*Exercise goal*. All lines in the data bearing the string "standalone" should be identified and copied.

Code that draws figures:
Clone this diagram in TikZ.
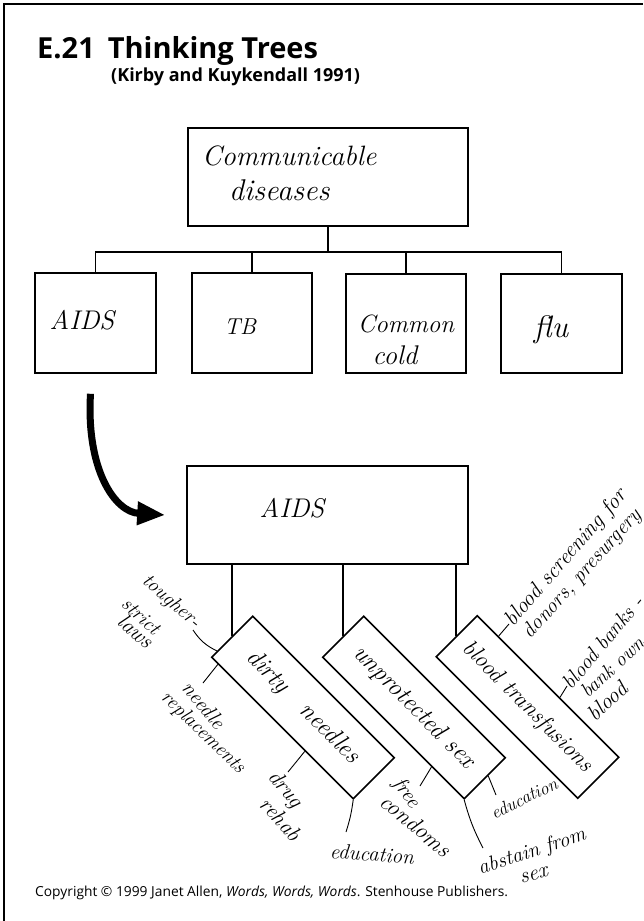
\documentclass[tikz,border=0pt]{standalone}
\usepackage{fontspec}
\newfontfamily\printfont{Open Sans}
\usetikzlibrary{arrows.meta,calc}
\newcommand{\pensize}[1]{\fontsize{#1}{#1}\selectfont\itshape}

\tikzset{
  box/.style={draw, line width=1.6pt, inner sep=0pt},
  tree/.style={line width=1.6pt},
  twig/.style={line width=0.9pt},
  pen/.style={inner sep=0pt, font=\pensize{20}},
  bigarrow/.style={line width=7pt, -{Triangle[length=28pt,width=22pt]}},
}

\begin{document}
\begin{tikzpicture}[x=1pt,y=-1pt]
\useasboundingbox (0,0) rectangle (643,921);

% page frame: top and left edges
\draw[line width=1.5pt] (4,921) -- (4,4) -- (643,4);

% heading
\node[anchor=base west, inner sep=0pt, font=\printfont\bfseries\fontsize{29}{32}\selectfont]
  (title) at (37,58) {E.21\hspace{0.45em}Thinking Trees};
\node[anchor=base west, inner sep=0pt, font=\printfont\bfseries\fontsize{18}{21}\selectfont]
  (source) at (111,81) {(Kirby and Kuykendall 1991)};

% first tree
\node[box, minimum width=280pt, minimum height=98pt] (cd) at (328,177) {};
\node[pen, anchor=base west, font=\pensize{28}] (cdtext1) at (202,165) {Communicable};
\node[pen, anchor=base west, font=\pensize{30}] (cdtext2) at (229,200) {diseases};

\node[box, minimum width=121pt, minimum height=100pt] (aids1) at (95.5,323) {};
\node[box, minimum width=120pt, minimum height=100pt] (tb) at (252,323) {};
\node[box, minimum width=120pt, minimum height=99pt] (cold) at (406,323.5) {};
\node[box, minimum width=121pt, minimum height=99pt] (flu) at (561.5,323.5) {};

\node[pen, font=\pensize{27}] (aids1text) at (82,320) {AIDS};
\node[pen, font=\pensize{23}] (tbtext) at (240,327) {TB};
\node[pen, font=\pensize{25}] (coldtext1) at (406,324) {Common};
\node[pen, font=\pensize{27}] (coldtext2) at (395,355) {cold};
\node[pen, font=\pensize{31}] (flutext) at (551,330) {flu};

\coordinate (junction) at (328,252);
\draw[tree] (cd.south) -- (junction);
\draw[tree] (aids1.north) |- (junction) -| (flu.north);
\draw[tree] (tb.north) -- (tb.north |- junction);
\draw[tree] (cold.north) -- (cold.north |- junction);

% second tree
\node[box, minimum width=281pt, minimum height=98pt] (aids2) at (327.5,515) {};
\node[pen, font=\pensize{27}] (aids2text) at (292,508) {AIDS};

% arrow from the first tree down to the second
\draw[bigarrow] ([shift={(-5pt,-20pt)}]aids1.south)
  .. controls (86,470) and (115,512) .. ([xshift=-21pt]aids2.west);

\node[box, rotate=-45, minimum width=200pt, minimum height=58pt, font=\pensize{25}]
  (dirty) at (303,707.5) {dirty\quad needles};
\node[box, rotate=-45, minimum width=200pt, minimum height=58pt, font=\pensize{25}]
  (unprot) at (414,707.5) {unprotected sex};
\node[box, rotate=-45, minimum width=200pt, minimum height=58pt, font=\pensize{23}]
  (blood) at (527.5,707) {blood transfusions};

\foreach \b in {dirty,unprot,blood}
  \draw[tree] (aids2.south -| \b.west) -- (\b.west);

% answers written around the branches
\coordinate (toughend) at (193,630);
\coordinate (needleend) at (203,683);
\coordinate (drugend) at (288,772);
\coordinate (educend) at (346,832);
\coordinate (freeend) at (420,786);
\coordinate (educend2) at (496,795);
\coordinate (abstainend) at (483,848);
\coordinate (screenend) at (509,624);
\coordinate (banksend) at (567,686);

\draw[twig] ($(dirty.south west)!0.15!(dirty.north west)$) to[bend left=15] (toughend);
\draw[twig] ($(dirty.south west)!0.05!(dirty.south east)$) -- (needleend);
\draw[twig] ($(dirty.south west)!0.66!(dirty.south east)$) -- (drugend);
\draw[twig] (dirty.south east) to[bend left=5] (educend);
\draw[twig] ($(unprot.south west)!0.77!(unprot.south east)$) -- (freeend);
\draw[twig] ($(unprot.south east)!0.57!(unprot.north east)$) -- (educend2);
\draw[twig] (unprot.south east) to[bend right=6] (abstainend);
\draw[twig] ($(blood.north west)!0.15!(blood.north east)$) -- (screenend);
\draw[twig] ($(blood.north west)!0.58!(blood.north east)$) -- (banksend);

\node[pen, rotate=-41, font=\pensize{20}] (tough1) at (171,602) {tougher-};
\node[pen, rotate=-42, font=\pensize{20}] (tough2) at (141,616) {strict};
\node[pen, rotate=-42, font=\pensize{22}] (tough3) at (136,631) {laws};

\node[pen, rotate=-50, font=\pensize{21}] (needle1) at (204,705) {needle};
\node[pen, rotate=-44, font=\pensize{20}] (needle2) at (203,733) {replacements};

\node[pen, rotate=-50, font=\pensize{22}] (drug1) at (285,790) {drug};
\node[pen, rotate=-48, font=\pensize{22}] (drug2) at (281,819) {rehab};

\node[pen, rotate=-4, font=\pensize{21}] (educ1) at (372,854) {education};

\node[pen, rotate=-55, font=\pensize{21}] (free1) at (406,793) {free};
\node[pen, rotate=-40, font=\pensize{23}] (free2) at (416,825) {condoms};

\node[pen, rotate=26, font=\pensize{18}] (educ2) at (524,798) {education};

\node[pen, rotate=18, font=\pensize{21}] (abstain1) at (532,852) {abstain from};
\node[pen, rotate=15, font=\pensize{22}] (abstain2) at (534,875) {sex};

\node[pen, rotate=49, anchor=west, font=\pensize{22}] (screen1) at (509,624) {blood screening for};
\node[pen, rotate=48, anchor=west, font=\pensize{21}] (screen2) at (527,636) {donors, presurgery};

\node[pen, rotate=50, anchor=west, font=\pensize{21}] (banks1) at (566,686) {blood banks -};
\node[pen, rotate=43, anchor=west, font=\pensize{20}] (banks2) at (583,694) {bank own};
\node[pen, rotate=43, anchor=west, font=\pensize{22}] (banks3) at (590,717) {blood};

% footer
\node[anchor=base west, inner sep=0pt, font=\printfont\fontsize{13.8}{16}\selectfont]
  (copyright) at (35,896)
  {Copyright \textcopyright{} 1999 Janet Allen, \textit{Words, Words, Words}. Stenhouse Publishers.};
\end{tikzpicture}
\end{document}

---

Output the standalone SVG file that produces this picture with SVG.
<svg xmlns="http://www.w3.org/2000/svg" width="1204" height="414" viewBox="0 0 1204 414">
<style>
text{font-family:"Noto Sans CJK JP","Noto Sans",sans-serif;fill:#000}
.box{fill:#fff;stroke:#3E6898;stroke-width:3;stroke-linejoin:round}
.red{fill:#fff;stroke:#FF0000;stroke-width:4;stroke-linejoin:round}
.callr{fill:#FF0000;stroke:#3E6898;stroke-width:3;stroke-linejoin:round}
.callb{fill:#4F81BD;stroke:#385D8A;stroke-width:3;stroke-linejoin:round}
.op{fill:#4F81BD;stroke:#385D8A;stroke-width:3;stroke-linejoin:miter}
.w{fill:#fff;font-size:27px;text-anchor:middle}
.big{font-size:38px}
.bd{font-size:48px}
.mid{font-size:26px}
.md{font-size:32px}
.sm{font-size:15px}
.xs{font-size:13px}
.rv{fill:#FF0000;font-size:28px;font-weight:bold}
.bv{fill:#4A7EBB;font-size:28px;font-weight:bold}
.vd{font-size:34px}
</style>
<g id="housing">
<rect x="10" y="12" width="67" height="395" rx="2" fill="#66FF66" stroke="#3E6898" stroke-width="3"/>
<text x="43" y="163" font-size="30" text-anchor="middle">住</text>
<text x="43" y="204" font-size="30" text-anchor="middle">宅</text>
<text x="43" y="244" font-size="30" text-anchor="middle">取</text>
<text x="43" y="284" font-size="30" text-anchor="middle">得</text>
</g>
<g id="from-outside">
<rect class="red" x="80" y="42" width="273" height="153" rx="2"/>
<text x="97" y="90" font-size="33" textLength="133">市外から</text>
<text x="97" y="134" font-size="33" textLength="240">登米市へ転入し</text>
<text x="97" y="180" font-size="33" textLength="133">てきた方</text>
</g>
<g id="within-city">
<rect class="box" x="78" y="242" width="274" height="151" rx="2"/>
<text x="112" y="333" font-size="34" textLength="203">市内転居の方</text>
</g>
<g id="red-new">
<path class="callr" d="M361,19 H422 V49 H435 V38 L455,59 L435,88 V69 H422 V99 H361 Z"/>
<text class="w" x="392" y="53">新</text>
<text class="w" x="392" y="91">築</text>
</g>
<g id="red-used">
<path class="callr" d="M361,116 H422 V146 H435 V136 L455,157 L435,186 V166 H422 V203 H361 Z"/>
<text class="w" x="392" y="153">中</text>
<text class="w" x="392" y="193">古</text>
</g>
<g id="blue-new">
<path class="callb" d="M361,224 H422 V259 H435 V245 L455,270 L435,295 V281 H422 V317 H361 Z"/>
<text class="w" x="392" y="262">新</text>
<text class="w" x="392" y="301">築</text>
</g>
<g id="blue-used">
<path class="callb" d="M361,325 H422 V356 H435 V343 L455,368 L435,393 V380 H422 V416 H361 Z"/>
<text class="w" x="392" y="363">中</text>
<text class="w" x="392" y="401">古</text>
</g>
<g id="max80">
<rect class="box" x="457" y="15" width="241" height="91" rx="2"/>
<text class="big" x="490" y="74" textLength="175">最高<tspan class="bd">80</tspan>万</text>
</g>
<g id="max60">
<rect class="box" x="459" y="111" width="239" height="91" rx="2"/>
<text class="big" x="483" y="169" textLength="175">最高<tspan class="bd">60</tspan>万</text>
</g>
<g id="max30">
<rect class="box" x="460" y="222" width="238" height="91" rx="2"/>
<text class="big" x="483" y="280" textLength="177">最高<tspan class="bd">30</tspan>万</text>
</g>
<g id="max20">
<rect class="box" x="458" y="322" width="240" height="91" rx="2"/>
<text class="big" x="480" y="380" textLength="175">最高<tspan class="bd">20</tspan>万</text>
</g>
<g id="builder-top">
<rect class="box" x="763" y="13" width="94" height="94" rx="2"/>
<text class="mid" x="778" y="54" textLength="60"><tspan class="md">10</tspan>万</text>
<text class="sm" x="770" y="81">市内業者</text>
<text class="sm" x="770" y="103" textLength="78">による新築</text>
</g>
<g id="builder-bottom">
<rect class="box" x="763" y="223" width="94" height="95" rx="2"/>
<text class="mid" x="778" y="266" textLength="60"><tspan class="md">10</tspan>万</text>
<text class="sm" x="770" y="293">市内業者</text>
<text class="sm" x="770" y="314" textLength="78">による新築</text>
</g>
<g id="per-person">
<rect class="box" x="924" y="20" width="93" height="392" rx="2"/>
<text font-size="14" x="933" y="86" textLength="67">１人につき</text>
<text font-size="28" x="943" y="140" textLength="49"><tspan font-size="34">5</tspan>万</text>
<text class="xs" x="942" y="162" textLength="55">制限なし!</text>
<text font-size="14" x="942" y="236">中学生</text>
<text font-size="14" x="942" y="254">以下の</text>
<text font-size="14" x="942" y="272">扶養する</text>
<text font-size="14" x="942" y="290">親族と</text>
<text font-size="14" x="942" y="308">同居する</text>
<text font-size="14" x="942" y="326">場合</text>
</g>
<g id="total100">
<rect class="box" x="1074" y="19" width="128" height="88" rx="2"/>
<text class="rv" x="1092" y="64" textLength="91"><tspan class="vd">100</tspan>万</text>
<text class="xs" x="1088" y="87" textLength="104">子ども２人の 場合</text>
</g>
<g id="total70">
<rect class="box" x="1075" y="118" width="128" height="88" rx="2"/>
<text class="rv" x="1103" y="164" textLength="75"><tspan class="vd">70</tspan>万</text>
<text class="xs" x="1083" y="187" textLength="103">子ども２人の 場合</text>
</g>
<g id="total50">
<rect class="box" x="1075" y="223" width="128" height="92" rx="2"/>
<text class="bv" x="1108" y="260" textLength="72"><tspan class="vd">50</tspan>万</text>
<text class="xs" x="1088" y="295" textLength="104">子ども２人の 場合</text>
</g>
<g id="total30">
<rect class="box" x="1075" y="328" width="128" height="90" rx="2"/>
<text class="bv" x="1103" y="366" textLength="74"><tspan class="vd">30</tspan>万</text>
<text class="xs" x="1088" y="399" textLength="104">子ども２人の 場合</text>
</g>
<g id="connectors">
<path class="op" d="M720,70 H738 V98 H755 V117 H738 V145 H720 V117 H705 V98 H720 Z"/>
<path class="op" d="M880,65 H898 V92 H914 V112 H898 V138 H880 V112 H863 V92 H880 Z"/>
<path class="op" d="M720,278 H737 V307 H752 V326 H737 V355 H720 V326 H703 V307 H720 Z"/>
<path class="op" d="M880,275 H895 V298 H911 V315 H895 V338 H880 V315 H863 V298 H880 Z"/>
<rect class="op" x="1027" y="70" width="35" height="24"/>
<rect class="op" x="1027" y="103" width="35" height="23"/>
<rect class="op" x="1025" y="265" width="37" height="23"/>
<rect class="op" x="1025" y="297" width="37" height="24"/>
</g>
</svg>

*Exercise solution*.
\documentclass[tikz,border=0pt]{standalone}
Output the standalone SVG file that produces this picture with SVG.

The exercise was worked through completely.